** start Collected data **

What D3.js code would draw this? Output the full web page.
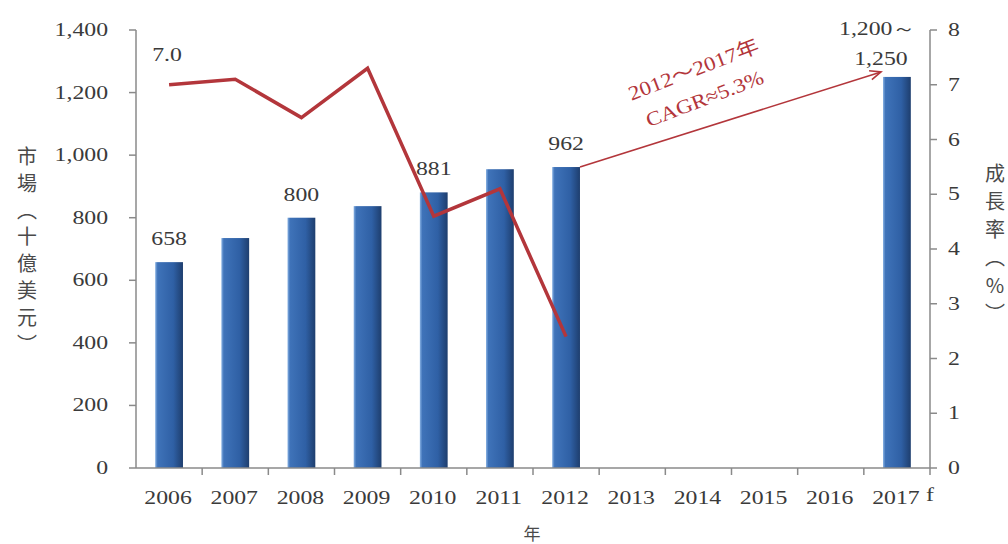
<!DOCTYPE html>
<html>
<head>
<meta charset="utf-8">
<script src="https://cdn.jsdelivr.net/npm/d3@7"></script>
<style>
  html, body { margin: 0; padding: 0; background: #fff; }
  svg { display: block; }
  .num { font-family: "Liberation Serif", "DejaVu Serif", serif; fill: #3a3a3a; }
  .cjk { font-family: "Noto Sans CJK TC", "Noto Sans CJK JP", sans-serif; fill: #4a4a4a; }
</style>
</head>
<body>
<script>
var years = ['2006', '2007', '2008', '2009', '2010', '2011', '2012', '2013', '2014', '2015', '2016', '2017'];
var market = [658, 735, 800, 837, 881, 955, 962, null, null, null, null, 1250];
var growth = [7.0, 7.1, 6.4, 7.3, 4.6, 5.1, 2.4];
var labelYears = ['2006', '2008', '2010', '2012'];
var leftTicks = [0, 200, 400, 600, 800, 1000, 1200, 1400];
var rightTicks = [0, 1, 2, 3, 4, 5, 6, 7, 8];
var leftTitle = ['市', '場', '︵', '十', '億', '美', '元', '︶'];
var rightTitle = ['成', '長', '率', '︵', '%', '︶'];

var W = 1008, H = 544;
var plotL = 136, plotR = 930, plotT = 30, plotB = 468;
var red = '#b3363b';
var sx = 1.25; // the serif text in the source is drawn wide

var svg = d3.select('body').append('svg')
    .attr('width', W)
    .attr('height', H);

var grad = svg.append('defs').append('linearGradient')
    .attr('id', 'barGrad')
    .attr('x1', 0).attr('x2', 1).attr('y1', 0).attr('y2', 0);
grad.append('stop').attr('offset', '0%').attr('stop-color', '#86b0e2');
grad.append('stop').attr('offset', '9%').attr('stop-color', '#3f73b9');
grad.append('stop').attr('offset', '65%').attr('stop-color', '#2f60a5');
grad.append('stop').attr('offset', '100%').attr('stop-color', '#1e3e6e');

var x = d3.scaleBand().domain(years).range([plotL, plotR]).paddingInner(0.58).paddingOuter(0.29);
var xb = d3.scaleBand().domain(years).range([plotL, plotR]);
var y = d3.scaleLinear().domain([0, 1400]).range([plotB, plotT]);
var y2 = d3.scaleLinear().domain([0, 8]).range([plotB, plotT]);

function wideText(g, px, py, str, anchor, size) {
  return g.append('text')
      .attr('class', 'num')
      .attr('transform', 'translate(' + px + ',' + py + ') scale(' + sx + ',1)')
      .attr('text-anchor', anchor)
      .attr('font-size', size)
      .text(str);
}

// bars
var barData = years.map(function(d, i) { return { year: d, v: market[i] }; })
    .filter(function(d) { return d.v != null; });

svg.selectAll('rect.bar')
    .data(barData)
    .enter()
    .append('rect')
    .attr('class', 'bar')
    .attr('x', function(d) { return x(d.year); })
    .attr('y', function(d) { return y(d.v); })
    .attr('width', x.bandwidth())
    .attr('height', function(d) { return plotB - y(d.v); })
    .attr('fill', 'url(#barGrad)');

// axes
var axisColor = '#8a8a8a';
var ax = svg.append('g').attr('stroke', axisColor).attr('stroke-width', 1.5);
ax.append('line').attr('x1', plotL).attr('x2', plotL).attr('y1', plotT).attr('y2', plotB);
ax.append('line').attr('x1', plotR).attr('x2', plotR).attr('y1', plotT).attr('y2', plotB);
ax.append('line').attr('x1', plotL).attr('x2', plotR).attr('y1', plotB).attr('y2', plotB);

ax.selectAll('line.lt').data(leftTicks).enter().append('line')
    .attr('x1', plotL - 7).attr('x2', plotL)
    .attr('y1', function(d) { return y(d); }).attr('y2', function(d) { return y(d); });
ax.selectAll('line.rt').data(rightTicks).enter().append('line')
    .attr('x1', plotR).attr('x2', plotR + 7)
    .attr('y1', function(d) { return y2(d); }).attr('y2', function(d) { return y2(d); });
ax.selectAll('line.bt').data(years.slice(1).concat(['end'])).enter().append('line')
    .attr('x1', function(d) { return d === 'end' ? plotR : xb(d); })
    .attr('x2', function(d) { return d === 'end' ? plotR : xb(d); })
    .attr('y1', plotB).attr('y2', plotB + 7);

var labels = svg.append('g');
leftTicks.forEach(function(t) {
  wideText(labels, plotL - 28, y(t) + 6, d3.format(',')(t), 'end', 19);
});
rightTicks.forEach(function(t) {
  wideText(labels, plotR + 18, y2(t) + 6, String(t), 'start', 19);
});
years.forEach(function(yr) {
  wideText(labels, xb(yr) + xb.bandwidth() / 2 - 1, plotB + 36, yr, 'middle', 19);
});
wideText(labels, plotR - 4, plotB + 33, 'f', 'start', 19);

// growth line
var line = d3.line()
    .x(function(d, i) { return xb(years[i]) + xb.bandwidth() / 2; })
    .y(function(d) { return y2(d); });

svg.append('path')
    .datum(growth)
    .attr('d', line)
    .attr('fill', 'none')
    .attr('stroke', red)
    .attr('stroke-width', 3.5)
    .attr('stroke-linejoin', 'miter');

// value labels
labelYears.forEach(function(yr) {
  var i = years.indexOf(yr);
  wideText(labels, x(yr) + x.bandwidth() / 2, y(market[i]) - 17, String(market[i]), 'middle', 19);
});
wideText(labels, xb(years[0]) + xb.bandwidth() / 2 - 2, y2(growth[0]) - 24, growth[0].toFixed(1), 'middle', 19);

var i17 = years.indexOf('2017');
wideText(labels, x('2017') + x.bandwidth() / 2 - 19, y(market[i17]) - 42, '1,200～', 'middle', 19);
wideText(labels, x('2017') + x.bandwidth() / 2 - 16, y(market[i17]) - 12, d3.format(',')(market[i17]), 'middle', 19);

// CAGR arrow
var x0 = x('2012') + x.bandwidth(), yA = y(market[6]);
var x1 = x('2017') - 2, yB = y(market[i17]) - 5;
svg.append('line')
    .attr('x1', x0).attr('y1', yA).attr('x2', x1).attr('y2', yB)
    .attr('stroke', red).attr('stroke-width', 1.6);
var ang = Math.atan2(yB - yA, x1 - x0);
var ah = 12;
svg.append('path')
    .attr('d', 'M' + (x1 - ah * Math.cos(ang - 0.4)) + ',' + (yB - ah * Math.sin(ang - 0.4)) +
        'L' + x1 + ',' + yB +
        'L' + (x1 - ah * Math.cos(ang + 0.4)) + ',' + (yB - ah * Math.sin(ang + 0.4)))
    .attr('fill', 'none').attr('stroke', red).attr('stroke-width', 1.6);

var note = svg.append('g').attr('fill', red)
    .attr('font-family', '"Liberation Serif", "Noto Sans CJK TC", serif')
    .attr('font-size', 20);
note.append('text')
    .attr('transform', 'translate(696,76) rotate(-21) scale(1.15,1)')
    .attr('text-anchor', 'middle')
    .text('2012～2017年');
note.append('text')
    .attr('transform', 'translate(707,105) rotate(-21) scale(1.15,1)')
    .attr('text-anchor', 'middle')
    .text('CAGR≈5.3%');

// axis titles
svg.selectAll('text.lt')
    .data(leftTitle)
    .enter()
    .append('text')
    .attr('class', 'cjk')
    .attr('x', 27)
    .attr('y', function(d, i) { return 164 + i * 26.8; })
    .attr('text-anchor', 'middle')
    .attr('font-size', 20)
    .text(function(d) { return d; });

svg.selectAll('text.rt')
    .data(rightTitle)
    .enter()
    .append('text')
    .attr('class', 'cjk')
    .attr('x', 995)
    .attr('y', function(d, i) { return 181 + i * 28; })
    .attr('text-anchor', 'middle')
    .attr('font-size', 20)
    .text(function(d) { return d; });

svg.append('text')
    .attr('class', 'cjk')
    .attr('x', 532)
    .attr('y', 540)
    .attr('text-anchor', 'middle')
    .attr('font-size', 17)
    .text('年');
</script>
</body>
</html>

** end Collected data **

● Task objective: Copy the material above in full and exactly, skipping pictures.

● Result:
What D3.js code would draw this? Output the full web page.
<!DOCTYPE html>
<html>
<head>
<meta charset="utf-8">
<script src="https://cdn.jsdelivr.net/npm/d3@7"></script>
<style>
  html, body { margin: 0; padding: 0; background: #fff; }
  svg { display: block; }
  .num { font-family: "Liberation Serif", "DejaVu Serif", serif; fill: #3a3a3a; }
  .cjk { font-family: "Noto Sans CJK TC", "Noto Sans CJK JP", sans-serif; fill: #4a4a4a; }
</style>
</head>
<body>
<script>
var years = ['2006', '2007', '2008', '2009', '2010', '2011', '2012', '2013', '2014', '2015', '2016', '2017'];
var market = [658, 735, 800, 837, 881, 955, 962, null, null, null, null, 1250];
var growth = [7.0, 7.1, 6.4, 7.3, 4.6, 5.1, 2.4];
var labelYears = ['2006', '2008', '2010', '2012'];
var leftTicks = [0, 200, 400, 600, 800, 1000, 1200, 1400];
var rightTicks = [0, 1, 2, 3, 4, 5, 6, 7, 8];
var leftTitle = ['市', '場', '︵', '十', '億', '美', '元', '︶'];
var rightTitle = ['成', '長', '率', '︵', '%', '︶'];

var W = 1008, H = 544;
var plotL = 136, plotR = 930, plotT = 30, plotB = 468;
var red = '#b3363b';
var sx = 1.25; // the serif text in the source is drawn wide

var svg = d3.select('body').append('svg')
    .attr('width', W)
    .attr('height', H);

var grad = svg.append('defs').append('linearGradient')
    .attr('id', 'barGrad')
    .attr('x1', 0).attr('x2', 1).attr('y1', 0).attr('y2', 0);
grad.append('stop').attr('offset', '0%').attr('stop-color', '#86b0e2');
grad.append('stop').attr('offset', '9%').attr('stop-color', '#3f73b9');
grad.append('stop').attr('offset', '65%').attr('stop-color', '#2f60a5');
grad.append('stop').attr('offset', '100%').attr('stop-color', '#1e3e6e');

var x = d3.scaleBand().domain(years).range([plotL, plotR]).paddingInner(0.58).paddingOuter(0.29);
var xb = d3.scaleBand().domain(years).range([plotL, plotR]);
var y = d3.scaleLinear().domain([0, 1400]).range([plotB, plotT]);
var y2 = d3.scaleLinear().domain([0, 8]).range([plotB, plotT]);

function wideText(g, px, py, str, anchor, size) {
  return g.append('text')
      .attr('class', 'num')
      .attr('transform', 'translate(' + px + ',' + py + ') scale(' + sx + ',1)')
      .attr('text-anchor', anchor)
      .attr('font-size', size)
      .text(str);
}

// bars
var barData = years.map(function(d, i) { return { year: d, v: market[i] }; })
    .filter(function(d) { return d.v != null; });

svg.selectAll('rect.bar')
    .data(barData)
    .enter()
    .append('rect')
    .attr('class', 'bar')
    .attr('x', function(d) { return x(d.year); })
    .attr('y', function(d) { return y(d.v); })
    .attr('width', x.bandwidth())
    .attr('height', function(d) { return plotB - y(d.v); })
    .attr('fill', 'url(#barGrad)');

// axes
var axisColor = '#8a8a8a';
var ax = svg.append('g').attr('stroke', axisColor).attr('stroke-width', 1.5);
ax.append('line').attr('x1', plotL).attr('x2', plotL).attr('y1', plotT).attr('y2', plotB);
ax.append('line').attr('x1', plotR).attr('x2', plotR).attr('y1', plotT).attr('y2', plotB);
ax.append('line').attr('x1', plotL).attr('x2', plotR).attr('y1', plotB).attr('y2', plotB);

ax.selectAll('line.lt').data(leftTicks).enter().append('line')
    .attr('x1', plotL - 7).attr('x2', plotL)
    .attr('y1', function(d) { return y(d); }).attr('y2', function(d) { return y(d); });
ax.selectAll('line.rt').data(rightTicks).enter().append('line')
    .attr('x1', plotR).attr('x2', plotR + 7)
    .attr('y1', function(d) { return y2(d); }).attr('y2', function(d) { return y2(d); });
ax.selectAll('line.bt').data(years.slice(1).concat(['end'])).enter().append('line')
    .attr('x1', function(d) { return d === 'end' ? plotR : xb(d); })
    .attr('x2', function(d) { return d === 'end' ? plotR : xb(d); })
    .attr('y1', plotB).attr('y2', plotB + 7);

var labels = svg.append('g');
leftTicks.forEach(function(t) {
  wideText(labels, plotL - 28, y(t) + 6, d3.format(',')(t), 'end', 19);
});
rightTicks.forEach(function(t) {
  wideText(labels, plotR + 18, y2(t) + 6, String(t), 'start', 19);
});
years.forEach(function(yr) {
  wideText(labels, xb(yr) + xb.bandwidth() / 2 - 1, plotB + 36, yr, 'middle', 19);
});
wideText(labels, plotR - 4, plotB + 33, 'f', 'start', 19);

// growth line
var line = d3.line()
    .x(function(d, i) { return xb(years[i]) + xb.bandwidth() / 2; })
    .y(function(d) { return y2(d); });

svg.append('path')
    .datum(growth)
    .attr('d', line)
    .attr('fill', 'none')
    .attr('stroke', red)
    .attr('stroke-width', 3.5)
    .attr('stroke-linejoin', 'miter');

// value labels
labelYears.forEach(function(yr) {
  var i = years.indexOf(yr);
  wideText(labels, x(yr) + x.bandwidth() / 2, y(market[i]) - 17, String(market[i]), 'middle', 19);
});
wideText(labels, xb(years[0]) + xb.bandwidth() / 2 - 2, y2(growth[0]) - 24, growth[0].toFixed(1), 'middle', 19);

var i17 = years.indexOf('2017');
wideText(labels, x('2017') + x.bandwidth() / 2 - 19, y(market[i17]) - 42, '1,200～', 'middle', 19);
wideText(labels, x('2017') + x.bandwidth() / 2 - 16, y(market[i17]) - 12, d3.format(',')(market[i17]), 'middle', 19);

// CAGR arrow
var x0 = x('2012') + x.bandwidth(), yA = y(market[6]);
var x1 = x('2017') - 2, yB = y(market[i17]) - 5;
svg.append('line')
    .attr('x1', x0).attr('y1', yA).attr('x2', x1).attr('y2', yB)
    .attr('stroke', red).attr('stroke-width', 1.6);
var ang = Math.atan2(yB - yA, x1 - x0);
var ah = 12;
svg.append('path')
    .attr('d', 'M' + (x1 - ah * Math.cos(ang - 0.4)) + ',' + (yB - ah * Math.sin(ang - 0.4)) +
        'L' + x1 + ',' + yB +
        'L' + (x1 - ah * Math.cos(ang + 0.4)) + ',' + (yB - ah * Math.sin(ang + 0.4)))
    .attr('fill', 'none').attr('stroke', red).attr('stroke-width', 1.6);

var note = svg.append('g').attr('fill', red)
    .attr('font-family', '"Liberation Serif", "Noto Sans CJK TC", serif')
    .attr('font-size', 20);
note.append('text')
    .attr('transform', 'translate(696,76) rotate(-21) scale(1.15,1)')
    .attr('text-anchor', 'middle')
    .text('2012～2017年');
note.append('text')
    .attr('transform', 'translate(707,105) rotate(-21) scale(1.15,1)')
    .attr('text-anchor', 'middle')
    .text('CAGR≈5.3%');

// axis titles
svg.selectAll('text.lt')
    .data(leftTitle)
    .enter()
    .append('text')
    .attr('class', 'cjk')
    .attr('x', 27)
    .attr('y', function(d, i) { return 164 + i * 26.8; })
    .attr('text-anchor', 'middle')
    .attr('font-size', 20)
    .text(function(d) { return d; });

svg.selectAll('text.rt')
    .data(rightTitle)
    .enter()
    .append('text')
    .attr('class', 'cjk')
    .attr('x', 995)
    .attr('y', function(d, i) { return 181 + i * 28; })
    .attr('text-anchor', 'middle')
    .attr('font-size', 20)
    .text(function(d) { return d; });

svg.append('text')
    .attr('class', 'cjk')
    .attr('x', 532)
    .attr('y', 540)
    .attr('text-anchor', 'middle')
    .attr('font-size', 17)
    .text('年');
</script>
</body>
</html>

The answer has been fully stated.